After 20 years of fighting his own brain tumour, Servan-Schreiber, died in 2011 aged 50. He was a proponent of integrated medicine. He was a psychiatrist and neuroscientist so he had scientific training as well as psychology.

In 2009, armed with this book, I changed my diet again, and felt physically better than I had ever felt, despite being told there were tumours in my liver that were slow-growing and I should simply live with them and let the doctors monitor them. I lost weight (but not too much). I felt positive and powerful. I gained a “can do” attitude that helped me survive.

Later, I read it again and started meditation – Servan-Schreiber presents some fascinating research on the power of meditation.

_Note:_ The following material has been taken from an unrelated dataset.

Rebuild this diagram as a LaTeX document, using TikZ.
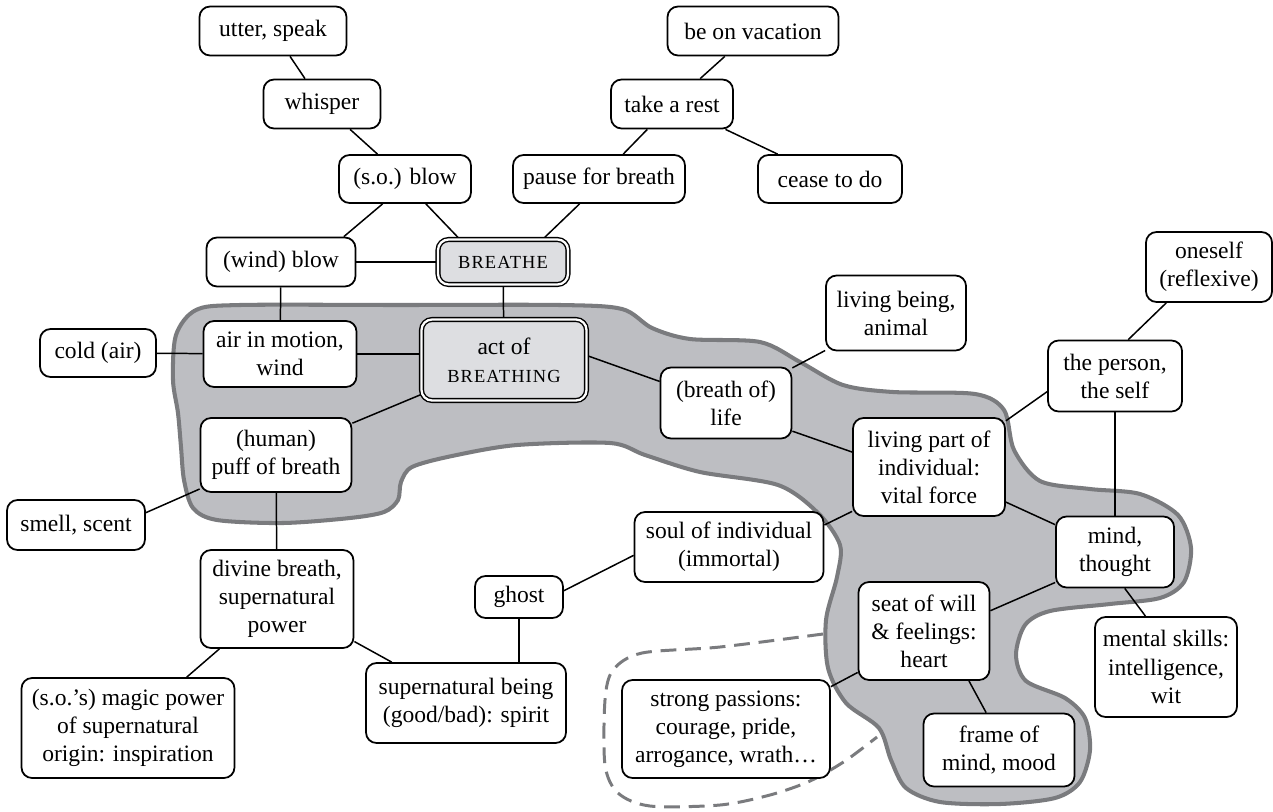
\documentclass[tikz,border=0pt]{standalone}
\usepackage{fontspec}
\setmainfont{Liberation Serif}
\usetikzlibrary{backgrounds}

\definecolor{blobgray}{RGB}{189,190,194}
\definecolor{rimgray}{RGB}{122,123,126}
\definecolor{coregray}{RGB}{221,222,225}

\newcommand{\sensefont}{\fontsize{13.4}{16}\selectfont}
\newcommand{\capsword}[1]{{\fontsize{10.5}{12}\selectfont\addfontfeature{LetterSpace=6}#1}}

\tikzset{
  sense/.style  ={draw=black, line width=1pt, rounded corners=6pt, fill=white, align=center,
                  inner xsep=2pt, inner ysep=0pt, font=\sensefont},
  core/.style   ={sense, fill=coregray, line width=0.8pt, double=white, double distance=1.3pt},
  boxsize/.style 2 args={minimum width=#1*0.02cm, minimum height=#2*0.02cm},
  blob/.style   ={fill=blobgray, draw=rimgray, line width=2.3pt},
  stretch/.style={draw=rimgray, line width=1.7pt, dash pattern=on 9pt off 5pt},
  link/.style   ={line width=0.85pt}
}

\begin{document}
\begin{tikzpicture}[x=0.02cm, y=-0.02cm]
    \useasboundingbox (0,0) rectangle (1273,811);

    % core senses
    \node[core, boxsize={130}{45}] (breathe) at (503,262) {\capsword{BREATHE}};
    \node[core, boxsize={165}{81}] (act) at (504,360) {act of\\\capsword{BREATHING}};

    % blowing and speaking
    \node[sense, boxsize={147}{49}] (utter) at (273,31) {utter, speak};
    \node[sense, boxsize={117}{49}] (whisper) at (322,104) {whisper};
    \node[sense, boxsize={132}{48}] (soblow) at (405,179) {(s.o.) blow};
    \node[sense, boxsize={149}{49}] (windblow) at (281,262) {(wind) blow};

    % resting
    \node[sense, boxsize={171}{49}] (vacation) at (753,31) {be on vacation};
    \node[sense, boxsize={122}{49}] (rest) at (672,104) {take a rest};
    \node[sense, boxsize={172}{48}] (pause) at (599,179) {pause for breath};
    \node[sense, boxsize={144}{48}] (cease) at (830,179) {cease to do};

    % air and breath
    \node[sense, boxsize={116}{48}] (cold) at (98,353) {cold (air)};
    \node[sense, boxsize={153}{66}] (air) at (280,354) {air in motion,\\wind};
    \node[sense, boxsize={151}{74}] (puff) at (276,455) {(human)\\puff of breath};
    \node[sense, boxsize={138}{50}] (smell) at (76,525) {smell, scent};

    % supernatural
    \node[sense, boxsize={153}{98}] (divine) at (277,599) {divine breath,\\supernatural\\power};
    \node[sense, boxsize={213}{100}] (magic) at (128,728) {(s.o.'s) magic power\\of supernatural\\origin: inspiration};
    \node[sense, boxsize={200}{80}] (spirit) at (466,703) {supernatural being\\(good/bad): spirit};
    \node[sense, boxsize={88}{42}] (ghost) at (519,597) {ghost};
    \node[sense, boxsize={189}{70}] (soul) at (729,547) {soul of individual\\(immortal)};

    % life and the self
    \node[sense, boxsize={131}{71}] (life) at (726,403) {(breath of)\\life};
    \node[sense, boxsize={140}{75}] (being) at (896,313) {living being,\\animal};
    \node[sense, boxsize={152}{98}] (vital) at (929,467) {living part of\\individual:\\vital force};
    \node[sense, boxsize={134}{71}] (person) at (1115,376) {the person,\\the self};
    \node[sense, boxsize={126}{70}] (oneself) at (1209,267) {oneself\\(reflexive)};

    % mind and heart
    \node[sense, boxsize={118}{71}] (mind) at (1115,552) {mind,\\thought};
    \node[sense, boxsize={142}{100}] (mental) at (1166,667) {mental skills:\\intelligence,\\wit};
    \node[sense, boxsize={131}{98}] (seat) at (924,631) {seat of will\\\& feelings:\\heart};
    \node[sense, boxsize={208}{98}] (passions) at (726,729) {strong passions:\\courage, pride,\\arrogance, wrath…};
    \node[sense, boxsize={151}{73}] (frame) at (999,750) {frame of\\mind, mood};

    \begin{scope}[on background layer]
    % shaded region of the physical and inner senses
    \draw[blob] plot[smooth cycle, tension=0.5] coordinates {
      (173,380) (176,335) (196,310) (240,305) (400,305) (560,305) (622,309) (652,328)
      (690,339) (760,342) (800,362) (843,385) (893,392) (975,394) (1004,410) (1014,450)
      (1040,481) (1090,489) (1140,494) (1178,515) (1191,548) (1184,582) (1160,598)
      (1110,604) (1050,611) (1025,625) (1016,655) (1026,681) (1065,698) (1085,718)
      (1090,750) (1080,782) (1055,798) (1000,804) (940,802) (906,788) (891,760)
      (879,728) (846,703) (828,668) (826,620) (837,577) (840,545) (818,513) (778,485)
      (700,472) (645,455) (610,443) (517,445) (452,456) (412,467) (401,482) (398,500)
      (384,512) (350,518) (283,523) (217,520) (193,508) (184,480) (181,447) (178,413)};

    % dashed extension round the passions
    \draw[stretch] plot[smooth, tension=0.5] coordinates {
      (823,634) (720,647) (642,653) (613,670) (605,700) (605,765) (618,793) (650,806)
      (720,805) (770,795) (810,781) (845,761) (877,737)};

    % links, upper left
    \draw[link] (utter) -- (whisper);
    \draw[link] (whisper) -- (soblow);
    \draw[link] (soblow.-132) -- (windblow.22);
    \draw[link] (soblow.-50) -- (breathe.152);
    \draw[link] (windblow) -- (breathe);
    \draw[link] (windblow) -- (air);
    \draw[link] (breathe) -- (act);

    % links, upper right
    \draw[link] (pause.-128) -- (breathe.30);
    \draw[link] (pause) -- (rest);
    \draw[link] (rest) -- (vacation);
    \draw[link] (rest) -- (cease);

    % links, left and bottom
    \draw[link] (cold) -- (air);
    \draw[link] (air) -- (air -| act.west);
    \draw[link] (act) -- (puff);
    \draw[link] (puff.-156) -- (smell.10);
    \draw[link] (puff) -- (divine);
    \draw[link] (divine) -- (magic);
    \draw[link] (divine) -- (spirit);
    \draw[link] (ghost) -- (ghost |- spirit.north);
    \draw[link] (soul.-175) -- (ghost.8);

    % links, right
    \draw[link] (act.3) -- (life.162);
    \draw[link] (life) -- (being);
    \draw[link] (life.-23) -- (vital.169);
    \draw[link] (vital.31) -- (person.-167);
    \draw[link] (person.70) -- (oneself.-140);
    \draw[link] (person) -- (mind);
    \draw[link] (vital.-150) -- (soul.13);
    \draw[link] (vital) -- (mind);
    \draw[link] (mind.-153) -- (seat.17);
    \draw[link] (mind.-75) -- (mental.112);
    \draw[link] (seat.-148) -- (passions.22);
    \draw[link] (seat.-48) -- (frame.109);
    \end{scope}
\end{tikzpicture}
\end{document}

Just recently I re-read the last third, which starts with “The Anti-Cancer Mind”. I’ve been going to a psychologist for just over six months now, and I found that the message on the pages said more to me. I read it more deeply. Here’s something that we should all “hear”:

“It usually takes anywhere from 10 to 40 years for the ’seed’ of cancer in the form of a cellular anomaly to become a detectable cancerous tumour. The seed is born in a healthy cell due to abnormal genes or, much more commonly, exposure to radiation, environmental toxins, or other carcinogens such as benzo(a)-pyrene from cigarette smoke. No psychological factor by itself has ever been identified as being capable of creating that cancer seed.” Servan-Schreiber says that research is “contradictory” on whether emotions can cause or promote cancer, but, anecdotally, cancer often makes its first appearance after a major life stress such as an abortion, a divorce, a death, a child’s illness or the loss of a job. Meditation and reducing stress takes on new importance.

And, for those of us who, like me, have got lazy about exercise (I was doing yoga three times a week, but that was all, I told my self that having had a lover transplant meant I did not have to do “heavy” exercise anymore. I don’t, but I have started jogging for 20 minutes as often as possible) – Servan-Schreiber also notes that adipose tissue (fat) is apparently the body’s favourite storage system for carcinogens… I am looking at my bicycle with renewed love. Exercise can’t prevent cancer any more than the “right” diet can – if your genes are against you – but it is great to do everything in your power to prevent it, or to prevent it coming back, don’t you think?